I don't take pictures for the internet, I take them for the memories and to try to add a little artistry to the things in my life.
I also think cameras can be a positive part of "the moment" wherever that is. Photography and dealing with a camera can be a meditative way to see reality.
This has nothing to do with the iPhone and more with your social life. You went from a pro social network stance to a pro privacy one. That change meant you are taking less photos.
This is not happening in the real world, though. Everyone is on tiktok today and they need these powerful cameras more than ever.
Honestly, the more photos I take with my phone, the more I find myself craving a film camera.
It's not just the look of film which I find more appealing than digital photos, the physicality of the whole thing. Operating a film camera (especially older ones like Leica rangefinders or large format view cameras) is a very hands-on and deliberate process. You don't take a photo with an old camera, you make a photo.
This means you need to spend a lot more time composing the shot, focusing on the subject, metering the light (or using the zone system [1] if you want to go really old-school), setting the lens aperture and shutter speed, and finally taking the picture. In the case of a large format camera, you find yourself ducking under a dark cloth and focusing the (upside-down) image on a piece of ground glass, even using a magnifying glass for critical focusing!

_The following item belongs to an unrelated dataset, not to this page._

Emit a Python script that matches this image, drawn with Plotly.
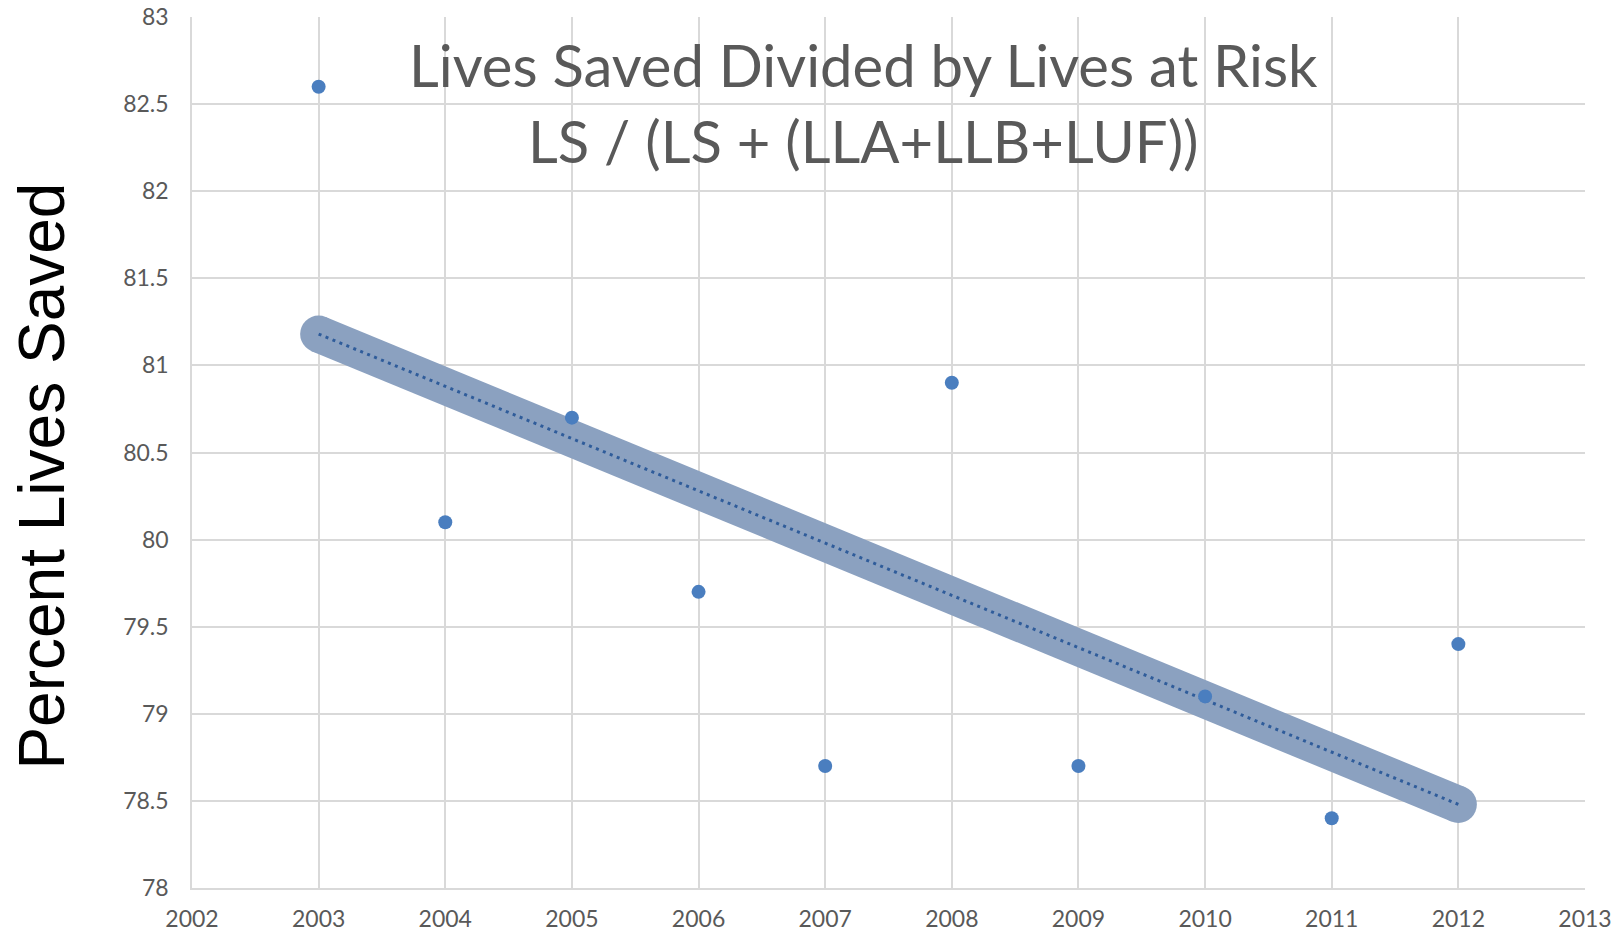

The deliberate process doesn't stop with exposing the image. It continues into the dark room with creative control over the development and printing processes. From a single negative you can spend hours making test prints and playing with the exposure of the final print, using techniques such as dodging, burning, and masking. You can also do some crazy things with an enlarger; even producing wall-sized prints at home!
I feel this but I also just google photos and it will show me slideshows from trips or moments in my life in the past and I'm like wow I forgot about that wonderful moment. Please keep photographing.